В конце письма находилось примечание, очевидно сделанное Герценом и Огаревым: «Мы оставили правописание нам присланного списка». Под письмом дата: июля 27 дня 1718 г., из С.-Петербурга. То есть ровно через месяц после смерти царевича. Вот как начинается документ:
Се паки не обинуясь, веление ваше исполняю и пишу сие, его же не поведал бы, ни во что вменяя всяческие
Румянцев размышляет далее, что, открыв страшную тайну, будет «изменник и предатель» своего царя, но не может отказать «благотворцу своему» и, конечно, молит его – «сохраните все сие глубоко в сердце своем, никому не поведая о том из живущих на земле».
Затем начинается собственно сама тайна. Рассказ об Алексее ведется с того времени, когда его привезли из Москвы (где он отрекался от наследования) в Петербург, и при этом открылись новые провинности царевича. Заметим (это важно для последующего изложения): в рассказе нет никакой предыстории насчет бегства царевича за границу, роли Румянцева в его доставлении домой и т. д.
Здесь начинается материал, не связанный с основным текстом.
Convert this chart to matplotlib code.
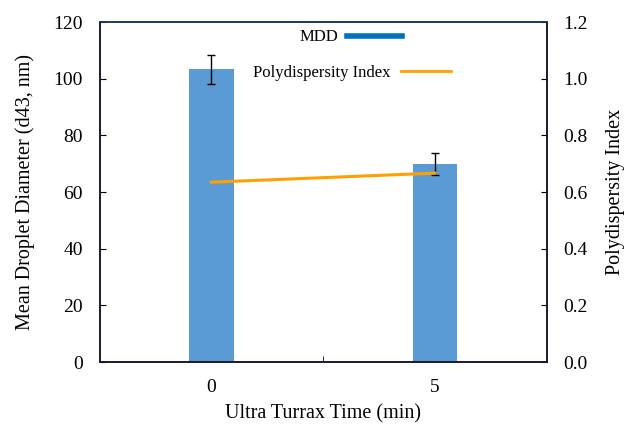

Все происходит уже после отречения.
Румянцев кратко рассказывает о следствии и суде, «о царевичевой девке» Евфросинии, давшей ценные показания, «за что ей по царскому милосердию живот дарован и в монастырь на вечное покаяние отослана». Затем сообщается о пытках и казнях разных сообщников Алексея, о смертном приговоре ему: «Светлейший князь Меншиков, да канцлер граф Гавриил Головкин, да тайный советник Петр Толстой, да я и ему то осуждение прочитали. Едва же царевич о смертной казни услышал, то зело побледнел и пошатался, так что мы с Толстым едва успели под руки схватить и тем от падения долу избавить. Уложив царевича на кровать и наказав о хранении его слугам да лекарю, мы отъехали к Его царскому величеству с рапортом, что царевич приговор свой выслушал, и тут же Толстой, я, генерал-поручик Бутурлин и лейб-гвардии майор Ушаков тайное приказание получили, дабы съехаться к Его величеству во дворец в первом часу пополуночи».
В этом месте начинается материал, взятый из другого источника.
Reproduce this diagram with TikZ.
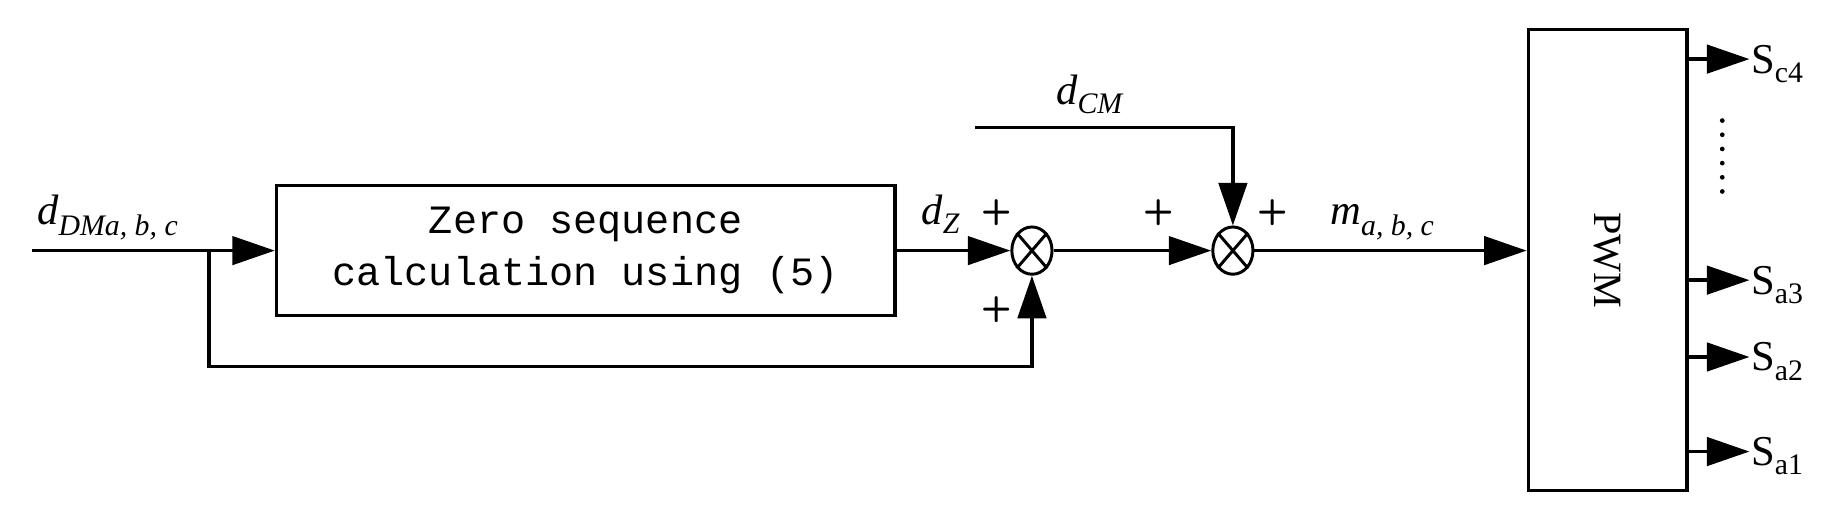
\documentclass[tikz,border=0pt]{standalone}
\usepackage{fontspec}
\setmainfont{Liberation Serif}
\newfontfamily\monof{Liberation Mono}
\usetikzlibrary{arrows.meta,shapes.geometric}
\newcommand{\itsub}[2]{\textit{#1}\textsubscript{\textit{#2}}}
\begin{document}
\begin{tikzpicture}[x=1pt,y=-1pt,line width=3pt,
  arr/.style={-{Triangle[length=36pt,width=24pt]}},
  sumnode/.style={draw,ellipse,minimum width=34pt,minimum height=40pt,inner sep=0pt,line width=2.5pt},
  lbl/.style={font=\fontsize{36}{38}\selectfont,inner sep=0pt},
  pl/.style={font=\sffamily\bfseries\fontsize{30}{30}\selectfont,inner sep=0pt}]
\useasboundingbox (0,0) rectangle (1560,431);
\node[draw,minimum width=523pt,minimum height=110pt,inner sep=0pt,font=\monof\fontsize{34}{44}\selectfont,align=center] (zs) at (495.5,212) {Zero sequence\\calculation using (5)};
\node[draw,minimum width=134pt,minimum height=390pt,inner sep=0pt] (pwm) at (1360,220) {};
\node[rotate=-90,font=\fontsize{34}{36}\selectfont] at (pwm.center) {PWM};
\node[sumnode] (s1) at (873,212) {};
\node[sumnode] (s2) at (1043,212) {};
\draw[line width=2.5pt] (s1.north east)--(s1.south west) (s1.north west)--(s1.south east);
\draw[line width=2.5pt] (s2.north east)--(s2.south west) (s2.north west)--(s2.south east);
\coordinate (in) at (27,212);
\coordinate (br) at (177,212);
\coordinate (cm) at (825,108);
\draw[arr] (in) -- (zs.west);
\draw[arr] (br) |- (177,310) -| (s1.south);
\draw[arr] (zs.east) -- (s1.west);
\draw[arr] (s1.east) -- (s2.west);
\draw[arr] (cm) -| (s2.north);
\draw[arr] (s2.east) -- (pwm.west |- s2.east);
\node[lbl,anchor=base west] at (30,190) {\itsub{d}{DMa, b, c}};
\node[lbl,anchor=base west] at (778,190) {\itsub{d}{Z}};
\node[lbl,anchor=base west] at (892,88) {\itsub{d}{CM}};
\node[lbl,anchor=base west] at (1124,190) {\itsub{m}{a, b, c}};
\node[pl] at (843,180) {+};
\node[pl] at (843,262) {+};
\node[pl] at (980,180) {+};
\node[pl] at (1077,180) {+};
\foreach \y/\n/\t in {50/c4/{c4},237/a3/{a3},302/a2/{a2},382/a1/{a1}}{
  \coordinate (o\n) at (1427,\y);
  \node[lbl,anchor=west] (l\n) at (1480,\y+4) {S\textsubscript{\t}};
  \draw[arr] (o\n) -- (l\n.west |- o\n);
}
\foreach \y in {102,114,126,138,150,162} \fill (1457,\y) circle (2pt);
\end{tikzpicture}
\end{document}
Румянцев не понимал, зачем его вызывают, а когда явился, застал кроме Петра также царицу и троицкого архимандрита Феодосия. Петр плакал, сетовал на Алексея, но заявил: «Не хочу поругать царскую кровь всенародную казнию, но да совершится сей предел тихо и неслышно». Румянцев далее рассказывает, как был поражен этим приказом, «ибо великость и новизна сего диковинного казуса весь мой ум обаяла, и долго бы я оттого в память не пришел, когда бы Толстой напамятованием об исполнении царского указа меня не возбудил». Четверо исполнителей идут в крепость. Ушаков отсылает стражу к наружным дверям – «якобы стук оружия недугующему царевичу беспокойство творит», и в крепости не остается никого, кроме царевича. Входят в камеру, Алексей спит и стонет во сне. Пришедшие рассуждают, как лучше: убить ли царевича, пока спит, или разбудить, чтобы покаялся в грехах. Решились на второе. Толстой разбудил Алексея и объяснил ему, что происходит:
Едва царевич сие услышал, как вопль великий поднял, призывая к себе на помощь, но из того успеха не возымев, начал горько плакатися и глаголся: «Горе мне, бедному, горе мне, от царские крове рожденному! Не лучше ли родиться от последнейшего подданного!» Тогда Толстой, утешая царевича, сказал: «Государь, яко отец, простил тебе все прегрешения и будет молиться о душе твоей, но, яко монарх, он измен твоих и клятвы нарушения простить не мог… приими удел свой, яко же подобает мужу царской крови, и сотвори последнюю молитву об отпущении грехов своих». Но царевич того не слушал, а плакал и хулил Его царское величество, нарекал детоубийцею. А как увидели, что царевич молиться не хочет, то, взяв его под руки, поставили на колени, и один из нас, кто же именно, от страха не упомню, говорит за ним: «Господи! в руцы твое предаю дух мой!» Он же, не говоря того, руками и ногами прямися и вырваться хотяще. Тогда той же, мню, яко Бутурлин, рек: «Господи! упокой душу раба твоего Алексия в селении праведных, презирая прегрешения его, яко человеколюбец!» И с сим словом царевича на ложницу спиною повалиши, и взяв от возглавия два пуховика, главу его накрыли, пригнетая, ондеже движения рук и ног утихли и сердце битяся перестало, что сделалося скоро, ради его тогдашней немощи, и что он тогда говорил, того никто разбирать не мог, ибо от страха близкия смерти ему разума потрясение сталося.